ウニオンが2015-16シーズンにプレミアリーグで奇跡の優勝を成しとげた、あのレスターにたとえられるのには理由がある。資金的には恵まれていないクラブの躍進が好意的に見られているだけではなく、彼らが優勝しても不思議ではないほどのサッカーを見せているから。

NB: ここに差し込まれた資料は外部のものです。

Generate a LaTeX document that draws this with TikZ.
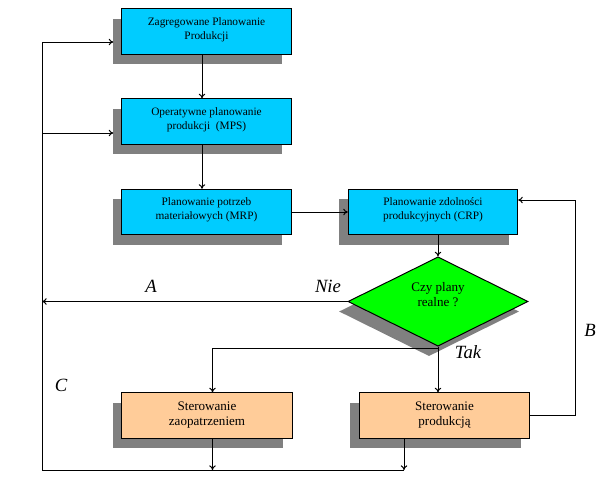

何より、リーグ戦7試合を終えた現在、ドルトムントと勝ち点2、バイエルン・ミュンヘンとは勝ち点5もの差をつけて、単独首位に立っているのだ。
戦術って大切だなぁと、感じさせてもらっている
そんなチームでプレーする原口元気は、このチームに加入して、驚いたことがあった。
紅白戦をやる機会がほとんどないのだ。
サッカーの練習メニューで紅白戦はあたりまえに存在しているものに感じられる。ウニオンで紅白戦が行なわれない理由はシンプルだった。
戦術練習の時間を長く取るためだ。
資金力に恵まれないチームが躍進する大きな要因は、スイス人のウルス・フィッシャー監督が自分たちと相手の特徴を踏まえたうえで、戦術練習を入念に行なってきたことにある。原口は、プロになってから暫定監督を除いて、クラブと代表でのべ16人の監督の指揮をうけてきた。その中でもっとも戦術練習の精度が高い指導者として、迷うことなく現在のフィッシャー監督の名前を挙げる。
「戦術って大切だなぁと、ウルス(*フィッシャー監督)には感じさせてもらっている。すごく勉強になっているから。きちんとした戦術を準備してくれて、ミーティングも細かくやる。なおかつ、選手にわかりやすく説明することで、戦術を落とし込む監督だね。それが彼の強みでもある。
そういう強みのある監督がいるから、どの選手が試合にパッと送り出されても、どう動けば良いのかを理解している。それが結果につながっているのかな」
やることやルールが明確だから、迷いがない
確かに、ウニオンの戦いぶりを見ていると、プレスのかけ方など基本原則はあるものの、試合によって微妙に変化している。
例えばウニオンは守備時に〈5-3-2〉で構えることが大半だ。相手が〈4-2-3-1〉で来た場合、相手サイドバックにボールが入ると、ウニオンのインサイドハーフの選手がプレスに行くケースが多い。
ただし、相手の中盤の動き次第ではインサイドハーフの選手ではなく、ウイングバックがプレスをかけにいく。その一方で、マンツーマンをベースに守備をするのは、ほとんどの試合で変わらない。